"The Iron Lady" is a surprising and intimate portrait of Margaret Thatcher, the first and only female Prime Minister of The United Kingdom. One of the 20th century's most famous and influential women, Thatcher came from nowhere to smash through barriers of gender and class to be heard in a male dominated world.
"All I Wanted Was to Make A Difference"
Far too often, we complain about our leaders almost rhetorically asking the question,"Does anyone have a backbone anymore? Where is principle? Why are there so few good men?" Margaret Thatcher's story beautifully illustrates why so few end up taking the role of leadership.

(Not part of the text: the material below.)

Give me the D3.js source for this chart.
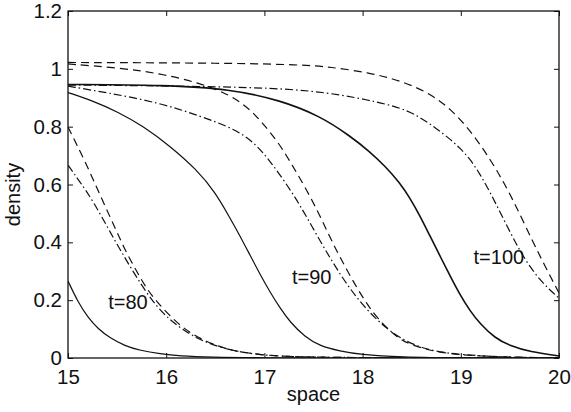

She earned her role as celebrated savior of Great Britain during the Cold War, but many forget that she was forced to resign and was castigated by her opponents as a failure for standing firm on beliefs such as the fairness of a tax of income the same amount no matter how much or how little one made." She was often ridiculed, almost died from assassination when the hotel she was living in was bombed, and was constantly defending her decisions.
She was a fighter. She never gave up. She never chose political sides, only the side of Truth.
She was often alone. I was reminded of that, ironically enough, as I sat all alone watching Iron Lady tonight in the movie theater. Apparently, the movie lacks the Friday night appeal of action, blood, sex, or fantasy that the Millennial generation now seems to require. Perhaps then, it is fitting that Margaret Thatcher quotes these following famous lines in the movie:
Watch your thoughts, they become words.
Watch your words, they become actions.
Watch your actions, they become habits.
Watch your habits, they become your character.
Watch your character, it becomes your destiny.
Your destiny starts now, with that last thought, with each new thought. If we want leaders to make a stand for the Truth, perhaps we need to look in the mirror. The 21th century will need another Margaret Thatcher, another Daniel, another William Wilberforce, another Dietrich Bonhoeffer. Evil continues to advance and will unless the righteous stands up and storms the gates of Hell. She was the daughter of a grocer, not anyone famous. But she was driven to make a difference and would not settle for a life of mediocrity. Will we do the same?
An interaction best perhaps sums up the topic of conversation. Lilla Rose, pro life activist, once recalled the following interchange in an interview with WORLD:
Rose remembers a time when no one showed up for for a meeting. Discouraged, she turned to her mom and asked, "What am I doing wrong? Do they not care?"
"Leadership is lonely," her mother replied. "You have to forge the path, and people will follow."